Her ancestors had fought in the First and Second World Wars and were returned servicemen without pay. They were also dispossessed of their lands.  

“Our family was pushed around the Sydney basin, and by the time my mother was born, the family was so dispersed that it did not identify as Indigenous,” says Jade. “My grandfather’s family members had endured trauma and atrocities, and so I think he simply wanted to leave that part of his life behind.”  

Jade was relieved. It explained why she had been drawn to working with Indigenous communities since age 18.  

“I promised myself that I wouldn’t get angry about what had happened to our family and that I would put my energy into doing something positive for future generations,” she says.  

From park ranger to tech entrepreneur   

In 2012, Jade saw augmented reality for the first time at the University of Canberra and was struck by the idea of using it in national parks to tell local stories better. She spent two years learning augmented-reality production from a UK expert. She remained a park ranger by day and studied over Skype by night.  

In 2014, Jade founded Australia’s first female Indigenous-owned and managed edu-tech company. Indigital aims to improve understanding of First Nations culture and to build future employment opportunities in emerging technologies among Indigenous communities.  

Indigital’s partners include Microsoft and it provides consulting services to Australian technology companies, banks and mining companies.  

The Indigital Schools program has worked with more than 9000 students and nearly 500 educators. It teaches skills in coding, 3D software, augmented and virtual realities, and machine learning. Her fast-growing team regularly meets in holographic form, and Jade has a digital twin.  

“We try to make sure that our people can see themselves in the opportunities and industries of the future,” says Jade.  

“I would love to see more indigenous entrepreneurs and businesspeople. It’s a great way to break the intergenerational reliance on philanthropy and financial support.”  

However, she adds that many obstacles line the path to entrepreneurship, including ingrained stereotypes and biases.  

Nonetheless, Jade foresees that having more Indigenous-led tech companies will boost innovation across the sector.  

“Our cultural knowledge systems can help to progress Australia’s own innovation landscape,” she says.  

“Many ways we think are very different to Western cultures. The collision of these ideas is such an exciting place to be.”  

Jade reels off examples of indigenous science, such as how to feel electromagnetic fields for navigation and using the night sky to determine whether there is water up ahead.  

“A lot of cultures look at the shiny bits in the sky,” she explains.  

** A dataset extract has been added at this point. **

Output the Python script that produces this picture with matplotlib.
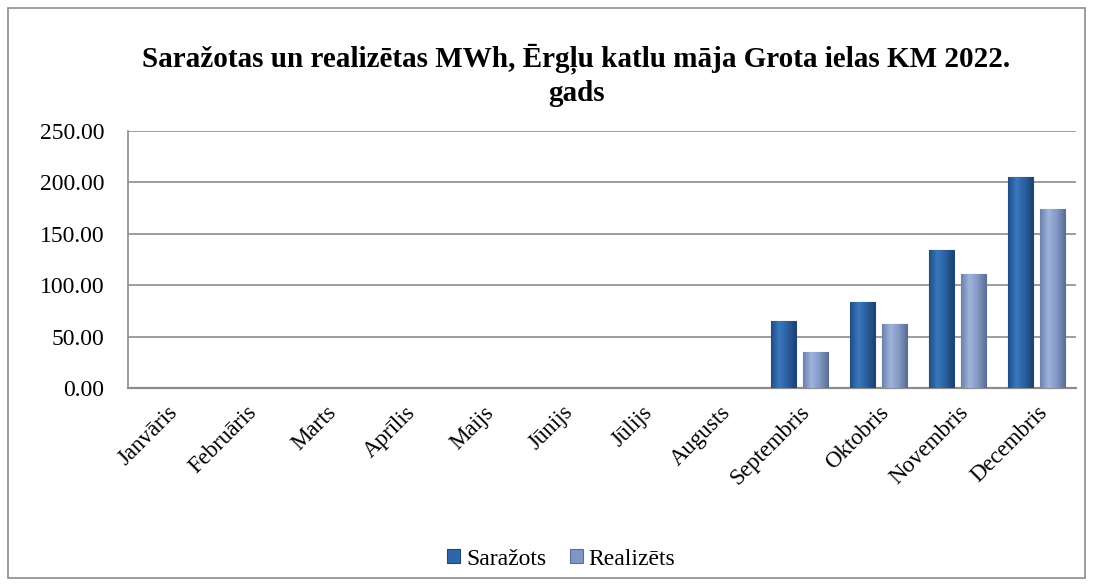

“Our cultures tend to see patterns not only by looking at the stars but also at the space between them.”  

A global perspective  

Mikaela Jade is a World Economic Forum Global Futures Council member and a delegate of the UN Permanent Forum on Indigenous Issues. In 2019, Jade addressed the UN on World Indigenous Peoples Day. “I wanted to convey that Indigenous people can lead in the technology sector.”  

In 2022 she addressed the UN in Geneva. “My message was around challenging the rest of the world to help First Nations people fully participate in metaverse development, and to bust stereotypes that people have about our way of knowing, being and doing.”  

Indigital runs programs with Maori communities in New Zealand and Indigenous communities in Canada.